If you have a good idea better to keep it to yourself and wait until the professionals caught up. On average, however, personal investors did not outperform the professionals and the share of individual holdings as a percentage of the total shrank. According to Pew more than half of US households have a stake in the stock market, but only 14 per cent held shares directly.

Now, two changes have happened that alter the balance of power. One is that individual investors, as a group, seem to been more confident about the durability of the surge in values of high-tech America.

A study of investors who used the Robinhood platform showed that they outperformed the market. You could say this is simply a bull market phenomenon: inexperienced investors get sucked into bull markets, whereas the professionals know that all markets eventually turn and are more cautious. I worry that US high-tech stocks are a bubble and a lot of people are going to lose their shirts. But so far the enthusiasts seem to have won.  

The other is the ability of private investors to band together using social media as the glue. Call it the Reddit Revolution. Actually if Reddit did not exist (and it has been around since 2005) it would be something else. Acting together, a band of retail investors can mobilise huge amounts of money, enough to move markets, something that only a tiny number of institutions can do. They have used this power to corner particular markets – the shares of companies that have shorted by hedge funds, or commodities such as silver.

The stories of an individual making a fortune by cornering a market are familiar enough. Remember Mister Thorn from Ohio, in the song “Always True to You (In My Fashion)” by Cole Porter from Kiss Me, Kate? “Mister Thorn once cornered corn and that ain’t hay.” What’s new is that a group of like-minded investors can now do a Mister Thorn, though I hardly think that Ella Fitzgerald would have sung about them.

But before you celebrate the triumph of the little guys against big money, consider this. The more powerful these investors are, the more they will come to be regulated. So if it is wrong for large investors to collude to corner a market (it is called a concert party), which it is, it must also be wrong for small ones to band together online to do the same.

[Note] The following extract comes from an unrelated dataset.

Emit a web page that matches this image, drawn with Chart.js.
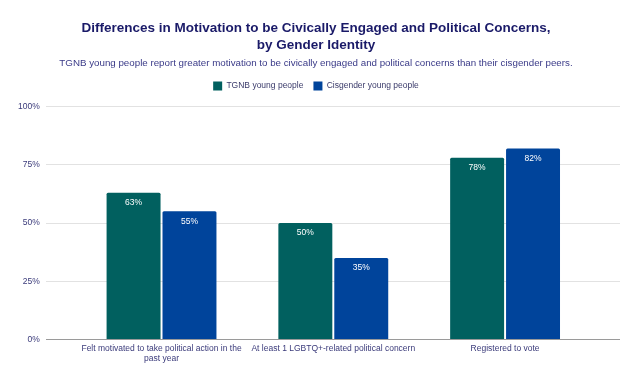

There is a further problem. What if the investment platforms can’t cope with the volumes thrown at them? Robinhood had to raise another $2.4bn (£1.7bn) over the weekend after $1bn last week – numbers that certainly ain’t hay.  

Regulators will not want to curb retail trading, for that would be anathema to them. They have to be on the side of the little investors. But they also have to police the markets, ensuring orderly trading. The past few days have been less than orderly. I am intrigued by some comments by Mohamed El-Erian, former chief executive of the US bond investment giant Pimco, and now president of Queens’ College, Cambridge. In a Bloomberg column he wrote about how the regulators would have to go on the attack: “Among the targets could be small investor protection, investment suitability criteria, margin limits, possible collusion and price manipulation, and market structure.”

Actually I think the biggest threat to stability comes less from this democratisation of financial markets and more from a disorderly end to the bull market. Sooner or later inflation will return. Interest rates will have to go up and free money will end. Then I fear that a lot of inexperienced investors will get caught out, and that will undermine faith in the market system more generally. 

Meanwhile, however, let’s celebrate the fact that sometimes the little investor wins. I just hope not too many of them have been caught up in the market turmoil today.